Because many of the "superior" offerings are very expensive. Not difficult to understand.
You don't get much for the extra money as a woodworker but I guess an engineer might find them more useful.
PS I was pleased to read Sideways' comment about 'balance' I thought it was just me being a bit obsessive.
'Balance' gets mentioned a lot with hand tools but usually without much meaning.
or, you can just be like my English friend here was. Buy something mid market, have no way to check it, have struggles with it trying to do fine work (not everyone is hacking around builder's pine) using it and using it to set up jointer fences, and then later buy something good.
I don't see any cheap hardened head squares on ebay UK or I'd have posted them here, but there is a gorgeous browne and sharpe set for about 75 pounds.
that's past my limit of taste, but it isn't a tool that will lose value.
it doesn't need to be an expensive square, either, just something verifiable (drafting triangle if they're that straight would be just fine. I have trouble believing draftsmen would tolerate a plastic triangle off a hundredth of an inch over a foot).
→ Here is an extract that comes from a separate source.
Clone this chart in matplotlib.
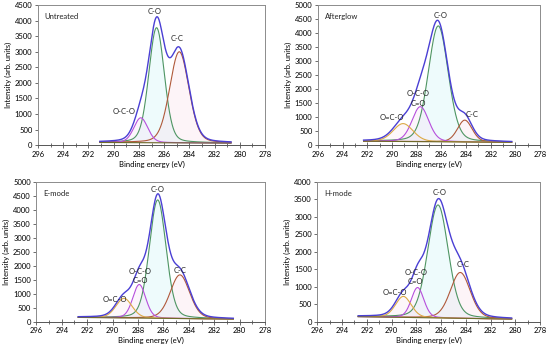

The US appears to be an easier place to find vintage measuring stuff. My starrett 24 inch try square is super magic for checking the squareness of big stuff (framing squares, jigs, etc - can't say I've made too many jigs, though - one every five years) - and it cost $1.05 an inch or a little less ($25 - it's probably close to a dollar a pound).
hardened head combination squares here are $50 - the 6" squares that I have that look like yours, or bigger, are not so square. I don't know if they were dropped or the wood moved or what, but I wouldn't do clean work with them (they're site tools) without correcting them and wouldn't dream of using them for toolmaking.